17, 3; 1 Pe 1, 7), ya que Dios envía
tribulaciones para probar y fortalecer a los que confían en El, pero los que en
Él confían salen siempre triunfantes: “Mantengámonos en la justicia y preparemos
nuestras almas para la prueba; sepamos aguantar hasta el tiempo que Dios quiera
y digámosle: Señor, tú has sido nuestro refugio de generación en generación”.
Dice
San Bonifacio que la carga que lleva el que gobierna la Iglesia, ha sido puesta
por Dios mismo, pues se trata de su “yugo, que es suave” (cfr. Mt 11, 30), según sus propias palabras
en el Evangelio: “Tengamos confianza en él, que es quien nos ha impuesto esta
carga.

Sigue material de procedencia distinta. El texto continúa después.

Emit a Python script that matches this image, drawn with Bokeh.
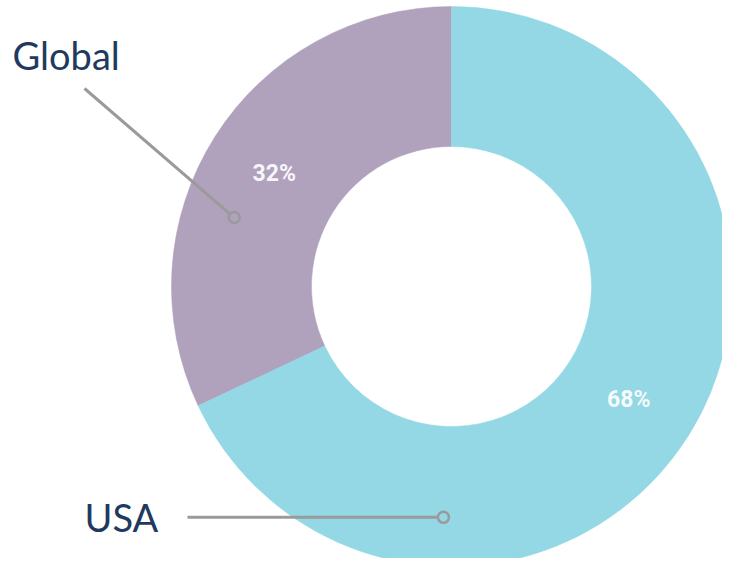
import math
from bokeh.plotting import figure
from bokeh.models import Range1d, ColumnDataSource
from bokeh.core.properties import value
from bokeh.embed import file_html
from bokeh.resources import INLINE

# ---- data ----
categories = ["Global", "USA"]
shares = [32, 68]
colors = ["#B0A2BD", "#93D8E4"]

# ---- layout (pixels; data units == pixels, y measured up from page bottom) ----
W, H = 722, 558
TOP = 566
CX, CY = 451, TOP - 286
R_OUT, R_IN = 280, 140

p = figure(width=W, height=H, output_backend="svg", toolbar_location=None,
           x_range=Range1d(0, W), y_range=Range1d(TOP - H, TOP),
           min_border=0)
p.axis.visible = False
p.grid.visible = False
p.outline_line_color = None
p.background_fill_color = "white"

total = sum(shares)
starts, ends, mids = [], [], []
a = math.pi / 2
for s in shares:
    span = 2 * math.pi * s / total
    starts.append(a)
    ends.append(a + span)
    mids.append(a + span / 2)
    a += span

src = ColumnDataSource(dict(cat=categories, start=starts, end=ends, color=colors))
p.annular_wedge(x=CX, y=CY, inner_radius=R_IN, outer_radius=R_OUT,
                start_angle="start", end_angle="end", direction="anticlock",
                fill_color="color", line_color="color", line_width=0.5, source=src)

# percentage labels at mid-ring
r_mid = (R_IN + R_OUT) / 2
px = [CX + r_mid * math.cos(m) for m in mids]
py = [CY + r_mid * math.sin(m) for m in mids]
p.text(x=px, y=py, text=[f"{s}%" for s in shares], text_color="white",
       text_font=value("Roboto"), text_font_style="bold", text_font_size="23px",
       text_align="center", text_baseline="middle", text_alpha=0.92)

# leader lines and category labels
GRAY = "#9A9A9A"
# Global
g_dot = (CX + 228 * math.cos(math.radians(162.4)), CY + 228 * math.sin(math.radians(162.4)))
p.line(x=[84, g_dot[0] - 4], y=[TOP - 88, g_dot[1] + 3.5], line_color=GRAY, line_width=3)
p.scatter(x=[g_dot[0]], y=[g_dot[1]], size=11, marker="circle", fill_color=None,
          line_color=GRAY, line_width=2.5)
# USA
u_dot = (CX + 231 * math.cos(math.radians(268)), CY + 231 * math.sin(math.radians(268)))
p.line(x=[187, u_dot[0] - 5], y=[u_dot[1], u_dot[1]], line_color=GRAY, line_width=3)
p.scatter(x=[u_dot[0]], y=[u_dot[1]], size=11, marker="circle", fill_color=None,
          line_color=GRAY, line_width=2.5)

p.text(x=[12, 84], y=[TOP - 54, TOP - 516], text=categories,
       text_color="#1F3A5F", text_font=value("Lato"), text_font_size="38px",
       text_align="left", text_baseline="middle")

open("out.html", "w").write(file_html(p, INLINE))
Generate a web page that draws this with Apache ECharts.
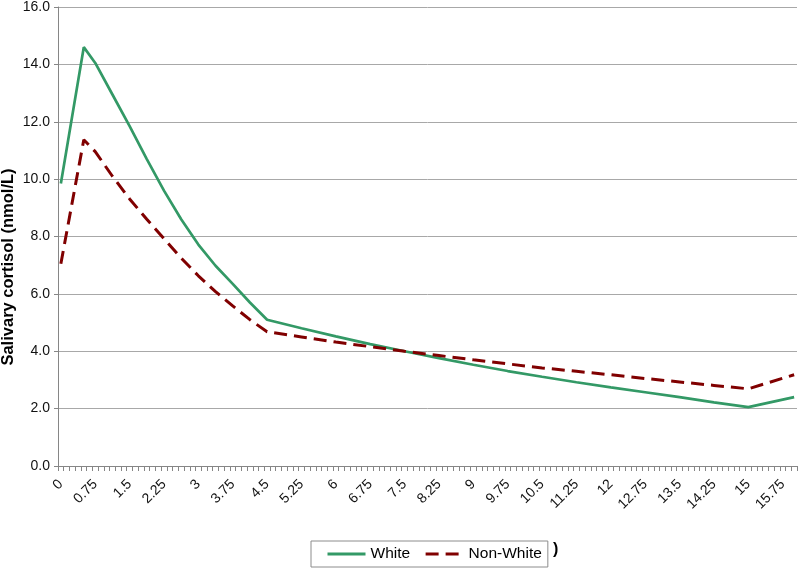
<!DOCTYPE html>
<html>
<head>
<meta charset="utf-8">
<script src="https://cdn.jsdelivr.net/npm/echarts@6/dist/echarts.min.js"></script>
<style>html,body{margin:0;padding:0;background:#fff}#c{width:800px;height:569px}</style>
</head>
<body>
<div id="c"></div>
<script>
// Hours after waking (category axis, 0.125 h steps)
const categories = [
'0','0.125','0.25','0.375','0.5','0.625','0.75','0.875',
'1','1.125','1.25','1.375','1.5','1.625','1.75','1.875',
'2','2.125','2.25','2.375','2.5','2.625','2.75','2.875',
'3','3.125','3.25','3.375','3.5','3.625','3.75','3.875',
'4','4.125','4.25','4.375','4.5','4.625','4.75','4.875',
'5','5.125','5.25','5.375','5.5','5.625','5.75','5.875',
'6','6.125','6.25','6.375','6.5','6.625','6.75','6.875',
'7','7.125','7.25','7.375','7.5','7.625','7.75','7.875',
'8','8.125','8.25','8.375','8.5','8.625','8.75','8.875',
'9','9.125','9.25','9.375','9.5','9.625','9.75','9.875',
'10','10.125','10.25','10.375','10.5','10.625','10.75','10.875',
'11','11.125','11.25','11.375','11.5','11.625','11.75','11.875',
'12','12.125','12.25','12.375','12.5','12.625','12.75','12.875',
'13','13.125','13.25','13.375','13.5','13.625','13.75','13.875',
'14','14.125','14.25','14.375','14.5','14.625','14.75','14.875',
'15','15.125','15.25','15.375','15.5','15.625','15.75','15.875',
'16'
];

const whiteHours = ['0','0.5','0.75','1.125','1.5','1.875','2.25','2.625','3','3.375','3.75','4.125','4.5','5.25','6','6.75','7.5','8.25','9','9.75','10.5','11.25','12','12.75','13.5','14.25','15','16'];
const whiteValues = [9.85,14.6,14.05,12.95,11.85,10.7,9.6,8.6,7.72,6.98,6.35,5.7,5.1,4.8,4.52,4.25,4.0,3.76,3.53,3.31,3.11,2.92,2.74,2.57,2.4,2.22,2.05,2.40];

const nonWhiteHours = ['0','0.5','0.75','1.125','1.5','1.875','2.25','2.625','3','3.375','3.75','4.125','4.5','5.25','6','6.75','7.5','8.25','9','9.75','10.5','11.25','12','12.75','13.5','14.25','15','16'];
const nonWhiteValues = [7.05,11.37,10.96,10.1,9.31,8.6,7.92,7.25,6.63,6.08,5.58,5.1,4.68,4.5,4.32,4.16,4.0,3.85,3.7,3.56,3.42,3.3,3.18,3.05,2.93,2.81,2.69,3.18];

const yTicks = [0, 2, 4, 6, 8, 10, 12, 14, 16];
const seriesNames = ['White', 'Non-White'];

const chart = echarts.init(document.getElementById('c'));
chart.setOption({
  animation: false,
  backgroundColor: '#ffffff',
  grid: { left: 58, right: 3, top: 6, bottom: 103, containLabel: false },
  legend: {
    data: seriesNames,
    left: 311, top: 541,
    padding: [5, 6, 5, 15],
    borderColor: '#8c8c8c', borderWidth: 1,
    itemWidth: 38, itemHeight: 14, itemGap: 14,
    itemStyle: { opacity: 0 },
    lineStyle: { width: 3 },
    textStyle: { fontFamily: 'Liberation Sans, Arial, sans-serif', fontSize: 15.5, color: '#000' }
  },
  xAxis: {
    type: 'category',
    data: categories,
    boundaryGap: true,
    axisLine: { lineStyle: { color: '#868686', width: 1 } },
    axisTick: { show: true, interval: 0, length: 5, lineStyle: { color: '#868686' } },
    axisLabel: {
      interval: 5, rotate: 45, margin: 16,
      fontFamily: 'Liberation Sans, Arial, sans-serif', fontSize: 14, color: '#111'
    },
    splitLine: { show: false }
  },
  yAxis: {
    type: 'value',
    min: yTicks[0], max: yTicks[yTicks.length - 1], interval: 2,
    axisLine: { show: true, lineStyle: { color: '#868686', width: 1 } },
    axisTick: { show: true, length: 4, lineStyle: { color: '#868686' } },
    axisLabel: {
      formatter: v => v.toFixed(1), margin: 8,
      fontFamily: 'Liberation Sans, Arial, sans-serif', fontSize: 14, color: '#111'
    },
    splitLine: { lineStyle: { color: '#a8a8a8', width: 1 } }
  },
  graphic: [
    {
      type: 'text', x: 8, y: 267, rotation: Math.PI / 2,
      style: {
        text: 'Salivary cortisol (nmol/L)', align: 'center', verticalAlign: 'middle',
        font: 'bold 16.5px "Liberation Sans", Arial, sans-serif', fill: '#000'
      }
    },
    {
      type: 'text', x: 553, y: 550,
      style: {
        text: ')', align: 'left', verticalAlign: 'middle',
        font: 'bold 16px "Liberation Sans", Arial, sans-serif', fill: '#000'
      }
    }
  ],
  series: [
    {
      name: seriesNames[0], type: 'line', symbol: 'none', connectNulls: true,
      data: whiteHours.map((h, i) => [h, whiteValues[i]]),
      lineStyle: { color: '#339966', width: 2.7 },
      itemStyle: { color: '#339966' }
    },
    {
      name: seriesNames[1], type: 'line', symbol: 'none', connectNulls: true,
      data: nonWhiteHours.map((h, i) => [h, nonWhiteValues[i]]),
      lineStyle: { color: '#800000', width: 3, type: [13, 7] },
      itemStyle: { color: '#800000' }
    }
  ]
});
</script>
</body>
</html>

Lo que no podamos llevar por nosotros mismos, llevémoslo con la fuerza
de aquel que es todopoderoso y que ha dicho: Mi yugo es suave y mi carga ligera”.
Quien
es puesto al frente de la Iglesia por el Señor, porque se deja guiar por el
Espíritu Santo al ser dócil a sus inspiraciones, debe enfrentar a “días de
angustia y aflicción”, porque la Iglesia debe soportar los embates del
Infierno, que ataca a la Esposa de Cristo por medio de agentes externos e
internos –los enemigos más peligrosos de la Iglesia son los modernos Judas
Iscariotes: “los falsos hombres de iglesia crucifican a los santos”[3]-,
debiendo estar dispuestos, los que aman a la Iglesia, a “morir por las santas
leyes y así conseguir la herencia eterna”: “Mantengámonos firmes en la lucha en
el día del Señor, ya que han venido sobre nosotros días de angustia y
aflicción. Muramos, si así lo quiere Dios, por las santas leyes de nuestros
padres, para que merezcamos como ellos conseguir la herencia eterna”.
Por
último, dice San Bonifacio que al vigilar sobre el rebaño de Cristo, “no
debemos ser perros mudos” ni “centinelas silenciosos”, ni tampoco “mercenarios
que huyen del lobo, sino “pastores solícitos que anuncien el Evangelio a todo
hombre”, “a tiempo y destiempo”: “No seamos perros mudos, no seamos centinelas
silenciosos, no seamos mercenarios que huyen del lobo, sino pastores solícitos
que vigilan sobre el rebaño de Cristo, anunciando el designio de Dios a los
grandes y a los pequeños, a los ricos y a los pobres, a los hombres de toda
condición y de toda edad, en la medida en que Dios nos dé fuerzas, a tiempo y a
destiempo, tal como lo escribió san Gregorio en su libro a los pastores de la
Iglesia”. No seamos perros mudos, ni centinelas silenciosos, ni mercenarios,
frente al gnosticismo neo-pagano, el relativismo, el naturalismo y el
racionalismo que, negando los misterios sobrenaturales absolutos de Dios Uno y
Trino y de la Encarnación del Verbo en el seno de María Virgen, asolan a
nuestra Santa Madre Iglesia en estos sombríos y aciagos días. No seamos perros
mudos del rebaño del Señor, pues el Buen Pastor, el Sumo y Eterno Sacerdote,
Jesucristo, vigila Él mismo sobre su rebaño, y “vendrá pronto a dar a cada uno
su salario, según hayan sido sus obras” (cfr. Ap 22, 12-14).